A gargantuan mass of seaweed that formed in the Atlantic Ocean is headed for the shores of Florida and other coastlines throughout the Gulf of Mexico, threatening to dump smelly and potentially dangerous heaps across beaches and put a big damper on tourist season.

The seaweed, a variety called sargassum, has long formed large blooms in the Atlantic, and scientists have been tracking massive accumulations since 2011. But this year’s sargassum mass could be the largest on record — spanning more than 5,000 miles from the coast of Africa to the Gulf of Mexico.

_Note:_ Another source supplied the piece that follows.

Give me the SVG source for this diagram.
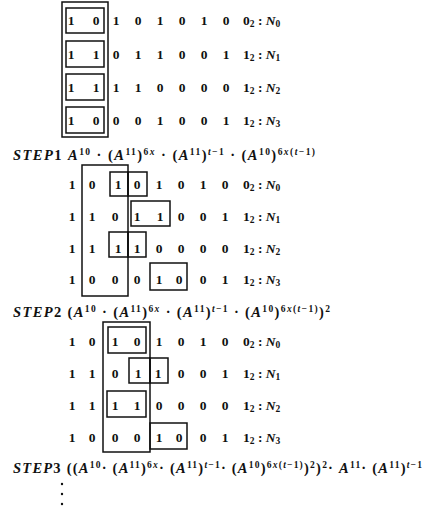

The blob is currently pushing west and will pass through the Caribbean and up into the Gulf of Mexico during the summer, with the seaweed expected to become prevalent on beaches in Florida around July, according to Dr. Brian Lapointe, a researcher at Florida Atlantic University’s Harbor Branch Oceanographic Institute.

Lapointe said this year’s sargassum bloom began to form early and doubled in size between December and January. The mass “was larger in January than it has ever been since this new region of sargassum growth began in 2011,” Lapointe told CNN’s Rosemary Church.

“This is an entirely new oceanographic phenomenon that is creating such a problem — really a catastrophic problem — for tourism in the Caribbean region where it piles up on beaches up to 5 or 6 feet deep,” Lapointe added.

He noted that in Barbados, locals were using “1,600 dump trucks a day to clean the beaches of this seaweed to make it suitable for tourists and recreation on the beaches.”